In The Science of Unvanishing Things, Clark has collected the torn edges of genres and sewn them together. One poem delves into the lore of missing girls and the next plays with error messages and memories; one is a conversation overheard on the bus, the other investigates notions of loss and basketball. Ghosts and oranges and devils dot the collection, leitmotifs, making the reader page back and forth to make sure—did they get the reference? Where did they see this word before, this sentence, this thought? One of my favourite poems of this chapbook, ‘Google Search History, Tell Me Who I Am,’ was brilliant on first read—funny, clever in a way that caught me by surprise – but only showed its full depth retrospectively. It starts,
sheed coach
Why isn’t Sheed a coach?
Stats for Rasheed Wallace’s time as Assistant Coach
Andrew Lincoln Abraham Lincoln
When I was a child I thought
What color are cubras?
What color are cobras?
myself foolish for believing
Can I feed my sour sugar?
What will happen if I feed my sour sugar?

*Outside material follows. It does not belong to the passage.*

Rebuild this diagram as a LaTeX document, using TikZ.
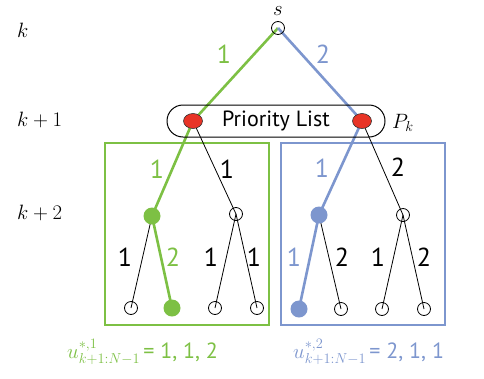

What will happen if I feed my sour dough starter sugar?
that someone lived inside the mirror, waiting
How many people have broken their teeth testing gold?
to get out
On face value alone, this poem already does a lot: it uses humor to peek behind the scenes of the writing process, the googling, the googling, the distraction within the googling—the random thought that comes and pulls you into a rabbit hole of information. But beyond that, it’s also a reflection on fear and self fragmentation (sometimes the mirror flickers / […] sometimes I think I’m the one / […] I’m the one looking out
), and how that, too, is also wrapped up in that process of writing. The poem continues,
Fibonacci sequence illustrated in nature
I’m scared
Sounds under water
I’m scared
Of darkness
Where does the word darkness come from?
Words for shadows
that this is all we are
Pictures underwater viewing the sky
But as you make your way through Clark’s collection, titles and fragments jump out at you: a poem about Rasheed Wallace, the image of a mirror again and again, a character explaining the Fibonacci sequence to another. The search keys that broke up the poem in the first place, end up tying the whole work together. The missing girls from the opening poem remain missing throughout the work, only to be found, in one way or another, at the close. The ghost from the one poem is haunting another poem. And that’s how Clark’s poems work: brilliantly on their own, and ingenious in orbit.
Best read: on weekend mornings, with the window open. Out loud, to your best friend with whom you haven’t had a good talk for a while now. In order and then out of order, paging to and fro as you go.